Set all the material down again unchanged, without the pictures.
— Begin —
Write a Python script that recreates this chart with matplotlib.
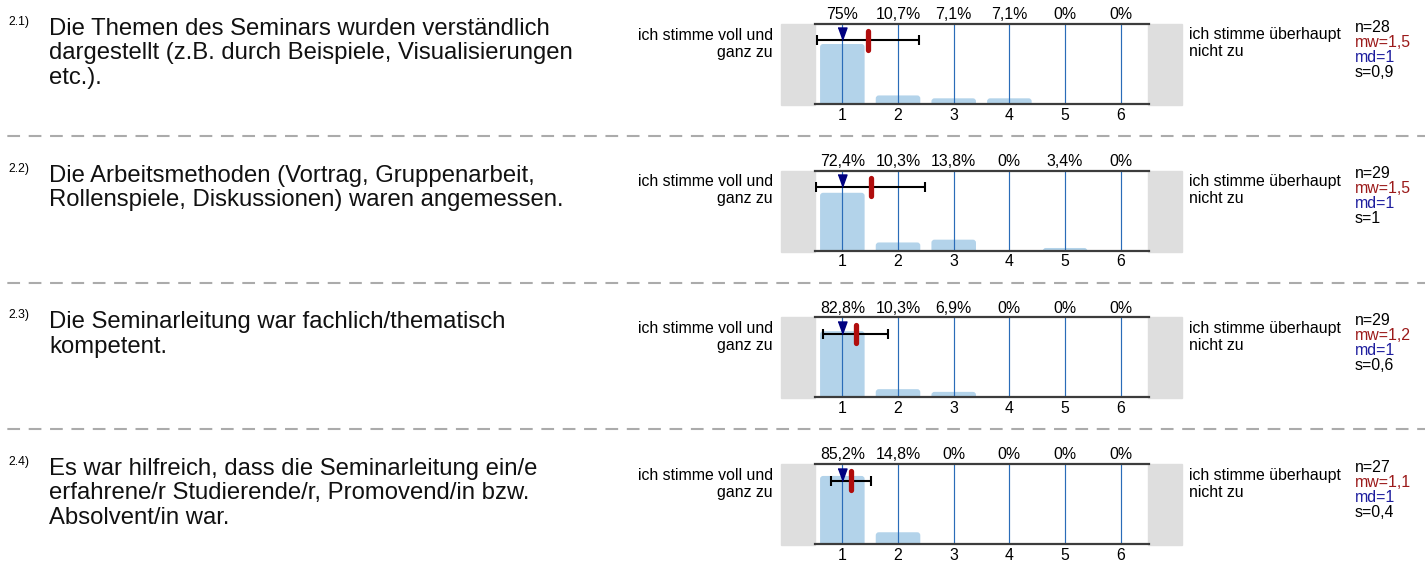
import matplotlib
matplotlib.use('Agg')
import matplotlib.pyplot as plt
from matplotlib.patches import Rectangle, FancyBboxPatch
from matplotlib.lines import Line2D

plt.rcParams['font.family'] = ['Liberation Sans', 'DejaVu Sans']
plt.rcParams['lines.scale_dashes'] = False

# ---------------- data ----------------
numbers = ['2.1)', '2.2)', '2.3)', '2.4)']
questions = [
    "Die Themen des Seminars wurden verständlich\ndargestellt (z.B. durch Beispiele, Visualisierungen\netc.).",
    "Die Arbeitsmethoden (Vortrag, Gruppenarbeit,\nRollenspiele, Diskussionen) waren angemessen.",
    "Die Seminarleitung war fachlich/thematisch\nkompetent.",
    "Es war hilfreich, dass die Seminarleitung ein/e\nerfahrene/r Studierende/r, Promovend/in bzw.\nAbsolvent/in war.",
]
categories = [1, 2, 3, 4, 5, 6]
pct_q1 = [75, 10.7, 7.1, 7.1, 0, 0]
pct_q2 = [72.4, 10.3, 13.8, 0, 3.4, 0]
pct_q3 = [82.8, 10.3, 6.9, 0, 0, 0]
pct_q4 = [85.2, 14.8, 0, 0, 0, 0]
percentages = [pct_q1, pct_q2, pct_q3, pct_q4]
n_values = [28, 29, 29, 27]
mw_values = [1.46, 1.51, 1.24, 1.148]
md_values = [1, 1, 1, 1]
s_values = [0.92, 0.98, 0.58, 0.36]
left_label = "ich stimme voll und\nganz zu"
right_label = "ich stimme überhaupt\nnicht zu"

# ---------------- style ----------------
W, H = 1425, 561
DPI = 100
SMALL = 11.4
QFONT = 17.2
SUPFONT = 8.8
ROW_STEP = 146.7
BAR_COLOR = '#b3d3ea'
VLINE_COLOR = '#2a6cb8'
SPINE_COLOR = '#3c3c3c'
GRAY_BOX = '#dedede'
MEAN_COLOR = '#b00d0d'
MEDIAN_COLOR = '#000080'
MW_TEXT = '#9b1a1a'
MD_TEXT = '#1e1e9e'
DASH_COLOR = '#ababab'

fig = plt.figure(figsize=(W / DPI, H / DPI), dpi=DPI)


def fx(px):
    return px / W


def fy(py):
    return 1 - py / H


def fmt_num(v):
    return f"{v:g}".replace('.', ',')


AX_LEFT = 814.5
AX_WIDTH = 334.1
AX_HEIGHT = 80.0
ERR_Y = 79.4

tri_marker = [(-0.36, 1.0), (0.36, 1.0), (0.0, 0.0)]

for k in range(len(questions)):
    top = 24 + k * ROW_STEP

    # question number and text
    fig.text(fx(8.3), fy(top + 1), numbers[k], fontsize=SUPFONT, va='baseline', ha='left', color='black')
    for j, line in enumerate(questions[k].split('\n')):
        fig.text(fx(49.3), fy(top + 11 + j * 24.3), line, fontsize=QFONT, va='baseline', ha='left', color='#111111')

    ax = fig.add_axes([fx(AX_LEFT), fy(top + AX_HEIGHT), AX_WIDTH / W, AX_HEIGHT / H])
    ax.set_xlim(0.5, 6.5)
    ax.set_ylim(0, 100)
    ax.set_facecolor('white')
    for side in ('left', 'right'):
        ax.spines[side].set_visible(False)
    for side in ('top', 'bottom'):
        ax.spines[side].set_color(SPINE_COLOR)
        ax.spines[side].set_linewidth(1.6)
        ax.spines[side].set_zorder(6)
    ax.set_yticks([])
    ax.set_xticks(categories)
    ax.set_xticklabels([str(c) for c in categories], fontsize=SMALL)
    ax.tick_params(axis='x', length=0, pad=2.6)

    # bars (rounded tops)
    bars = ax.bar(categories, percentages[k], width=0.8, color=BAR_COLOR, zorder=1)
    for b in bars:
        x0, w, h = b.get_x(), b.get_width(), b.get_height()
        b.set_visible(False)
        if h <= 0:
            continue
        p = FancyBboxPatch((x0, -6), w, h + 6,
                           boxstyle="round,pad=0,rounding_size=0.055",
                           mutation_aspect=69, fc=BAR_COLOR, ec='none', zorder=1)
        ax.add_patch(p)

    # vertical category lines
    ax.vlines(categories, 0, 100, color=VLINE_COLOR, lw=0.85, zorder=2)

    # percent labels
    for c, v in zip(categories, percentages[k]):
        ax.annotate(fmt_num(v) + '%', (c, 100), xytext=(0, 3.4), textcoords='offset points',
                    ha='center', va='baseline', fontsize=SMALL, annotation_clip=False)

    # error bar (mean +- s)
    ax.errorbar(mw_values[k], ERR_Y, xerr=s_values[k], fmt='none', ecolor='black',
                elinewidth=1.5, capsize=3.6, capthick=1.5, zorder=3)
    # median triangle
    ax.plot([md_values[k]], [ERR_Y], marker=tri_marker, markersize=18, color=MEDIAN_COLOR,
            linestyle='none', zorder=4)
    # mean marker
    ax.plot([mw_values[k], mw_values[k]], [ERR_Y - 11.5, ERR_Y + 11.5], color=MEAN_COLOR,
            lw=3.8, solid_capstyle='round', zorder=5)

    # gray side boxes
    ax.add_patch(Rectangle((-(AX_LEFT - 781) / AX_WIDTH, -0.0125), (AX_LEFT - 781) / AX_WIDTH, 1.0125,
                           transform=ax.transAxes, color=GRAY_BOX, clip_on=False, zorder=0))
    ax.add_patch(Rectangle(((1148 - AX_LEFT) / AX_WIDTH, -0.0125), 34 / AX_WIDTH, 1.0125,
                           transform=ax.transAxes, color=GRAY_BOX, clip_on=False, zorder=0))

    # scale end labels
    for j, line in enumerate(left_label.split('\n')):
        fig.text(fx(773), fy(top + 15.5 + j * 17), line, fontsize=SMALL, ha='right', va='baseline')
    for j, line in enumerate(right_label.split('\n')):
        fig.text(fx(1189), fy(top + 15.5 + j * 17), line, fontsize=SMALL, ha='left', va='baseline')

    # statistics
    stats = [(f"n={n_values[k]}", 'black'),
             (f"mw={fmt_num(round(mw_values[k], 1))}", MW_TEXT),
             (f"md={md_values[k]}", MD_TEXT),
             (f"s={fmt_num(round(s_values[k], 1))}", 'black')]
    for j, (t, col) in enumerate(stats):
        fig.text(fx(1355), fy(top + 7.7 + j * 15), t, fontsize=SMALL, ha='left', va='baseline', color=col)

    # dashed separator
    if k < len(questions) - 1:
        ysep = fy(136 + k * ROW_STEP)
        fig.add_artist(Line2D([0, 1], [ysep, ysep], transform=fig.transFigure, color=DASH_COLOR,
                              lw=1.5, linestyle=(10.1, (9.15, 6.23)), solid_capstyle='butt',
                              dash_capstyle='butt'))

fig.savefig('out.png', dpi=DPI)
— End —
[Solution to the exercise]
Write a Python script that recreates this chart with matplotlib.
import matplotlib
matplotlib.use('Agg')
import matplotlib.pyplot as plt
from matplotlib.patches import Rectangle, FancyBboxPatch
from matplotlib.lines import Line2D

plt.rcParams['font.family'] = ['Liberation Sans', 'DejaVu Sans']
plt.rcParams['lines.scale_dashes'] = False

# ---------------- data ----------------
numbers = ['2.1)', '2.2)', '2.3)', '2.4)']
questions = [
    "Die Themen des Seminars wurden verständlich\ndargestellt (z.B. durch Beispiele, Visualisierungen\netc.).",
    "Die Arbeitsmethoden (Vortrag, Gruppenarbeit,\nRollenspiele, Diskussionen) waren angemessen.",
    "Die Seminarleitung war fachlich/thematisch\nkompetent.",
    "Es war hilfreich, dass die Seminarleitung ein/e\nerfahrene/r Studierende/r, Promovend/in bzw.\nAbsolvent/in war.",
]
categories = [1, 2, 3, 4, 5, 6]
pct_q1 = [75, 10.7, 7.1, 7.1, 0, 0]
pct_q2 = [72.4, 10.3, 13.8, 0, 3.4, 0]
pct_q3 = [82.8, 10.3, 6.9, 0, 0, 0]
pct_q4 = [85.2, 14.8, 0, 0, 0, 0]
percentages = [pct_q1, pct_q2, pct_q3, pct_q4]
n_values = [28, 29, 29, 27]
mw_values = [1.46, 1.51, 1.24, 1.148]
md_values = [1, 1, 1, 1]
s_values = [0.92, 0.98, 0.58, 0.36]
left_label = "ich stimme voll und\nganz zu"
right_label = "ich stimme überhaupt\nnicht zu"

# ---------------- style ----------------
W, H = 1425, 561
DPI = 100
SMALL = 11.4
QFONT = 17.2
SUPFONT = 8.8
ROW_STEP = 146.7
BAR_COLOR = '#b3d3ea'
VLINE_COLOR = '#2a6cb8'
SPINE_COLOR = '#3c3c3c'
GRAY_BOX = '#dedede'
MEAN_COLOR = '#b00d0d'
MEDIAN_COLOR = '#000080'
MW_TEXT = '#9b1a1a'
MD_TEXT = '#1e1e9e'
DASH_COLOR = '#ababab'

fig = plt.figure(figsize=(W / DPI, H / DPI), dpi=DPI)


def fx(px):
    return px / W


def fy(py):
    return 1 - py / H


def fmt_num(v):
    return f"{v:g}".replace('.', ',')


AX_LEFT = 814.5
AX_WIDTH = 334.1
AX_HEIGHT = 80.0
ERR_Y = 79.4

tri_marker = [(-0.36, 1.0), (0.36, 1.0), (0.0, 0.0)]

for k in range(len(questions)):
    top = 24 + k * ROW_STEP

    # question number and text
    fig.text(fx(8.3), fy(top + 1), numbers[k], fontsize=SUPFONT, va='baseline', ha='left', color='black')
    for j, line in enumerate(questions[k].split('\n')):
        fig.text(fx(49.3), fy(top + 11 + j * 24.3), line, fontsize=QFONT, va='baseline', ha='left', color='#111111')

    ax = fig.add_axes([fx(AX_LEFT), fy(top + AX_HEIGHT), AX_WIDTH / W, AX_HEIGHT / H])
    ax.set_xlim(0.5, 6.5)
    ax.set_ylim(0, 100)
    ax.set_facecolor('white')
    for side in ('left', 'right'):
        ax.spines[side].set_visible(False)
    for side in ('top', 'bottom'):
        ax.spines[side].set_color(SPINE_COLOR)
        ax.spines[side].set_linewidth(1.6)
        ax.spines[side].set_zorder(6)
    ax.set_yticks([])
    ax.set_xticks(categories)
    ax.set_xticklabels([str(c) for c in categories], fontsize=SMALL)
    ax.tick_params(axis='x', length=0, pad=2.6)

    # bars (rounded tops)
    bars = ax.bar(categories, percentages[k], width=0.8, color=BAR_COLOR, zorder=1)
    for b in bars:
        x0, w, h = b.get_x(), b.get_width(), b.get_height()
        b.set_visible(False)
        if h <= 0:
            continue
        p = FancyBboxPatch((x0, -6), w, h + 6,
                           boxstyle="round,pad=0,rounding_size=0.055",
                           mutation_aspect=69, fc=BAR_COLOR, ec='none', zorder=1)
        ax.add_patch(p)

    # vertical category lines
    ax.vlines(categories, 0, 100, color=VLINE_COLOR, lw=0.85, zorder=2)

    # percent labels
    for c, v in zip(categories, percentages[k]):
        ax.annotate(fmt_num(v) + '%', (c, 100), xytext=(0, 3.4), textcoords='offset points',
                    ha='center', va='baseline', fontsize=SMALL, annotation_clip=False)

    # error bar (mean +- s)
    ax.errorbar(mw_values[k], ERR_Y, xerr=s_values[k], fmt='none', ecolor='black',
                elinewidth=1.5, capsize=3.6, capthick=1.5, zorder=3)
    # median triangle
    ax.plot([md_values[k]], [ERR_Y], marker=tri_marker, markersize=18, color=MEDIAN_COLOR,
            linestyle='none', zorder=4)
    # mean marker
    ax.plot([mw_values[k], mw_values[k]], [ERR_Y - 11.5, ERR_Y + 11.5], color=MEAN_COLOR,
            lw=3.8, solid_capstyle='round', zorder=5)

    # gray side boxes
    ax.add_patch(Rectangle((-(AX_LEFT - 781) / AX_WIDTH, -0.0125), (AX_LEFT - 781) / AX_WIDTH, 1.0125,
                           transform=ax.transAxes, color=GRAY_BOX, clip_on=False, zorder=0))
    ax.add_patch(Rectangle(((1148 - AX_LEFT) / AX_WIDTH, -0.0125), 34 / AX_WIDTH, 1.0125,
                           transform=ax.transAxes, color=GRAY_BOX, clip_on=False, zorder=0))

    # scale end labels
    for j, line in enumerate(left_label.split('\n')):
        fig.text(fx(773), fy(top + 15.5 + j * 17), line, fontsize=SMALL, ha='right', va='baseline')
    for j, line in enumerate(right_label.split('\n')):
        fig.text(fx(1189), fy(top + 15.5 + j * 17), line, fontsize=SMALL, ha='left', va='baseline')

    # statistics
    stats = [(f"n={n_values[k]}", 'black'),
             (f"mw={fmt_num(round(mw_values[k], 1))}", MW_TEXT),
             (f"md={md_values[k]}", MD_TEXT),
             (f"s={fmt_num(round(s_values[k], 1))}", 'black')]
    for j, (t, col) in enumerate(stats):
        fig.text(fx(1355), fy(top + 7.7 + j * 15), t, fontsize=SMALL, ha='left', va='baseline', color=col)

    # dashed separator
    if k < len(questions) - 1:
        ysep = fy(136 + k * ROW_STEP)
        fig.add_artist(Line2D([0, 1], [ysep, ysep], transform=fig.transFigure, color=DASH_COLOR,
                              lw=1.5, linestyle=(10.1, (9.15, 6.23)), solid_capstyle='butt',
                              dash_capstyle='butt'))

fig.savefig('out.png', dpi=DPI)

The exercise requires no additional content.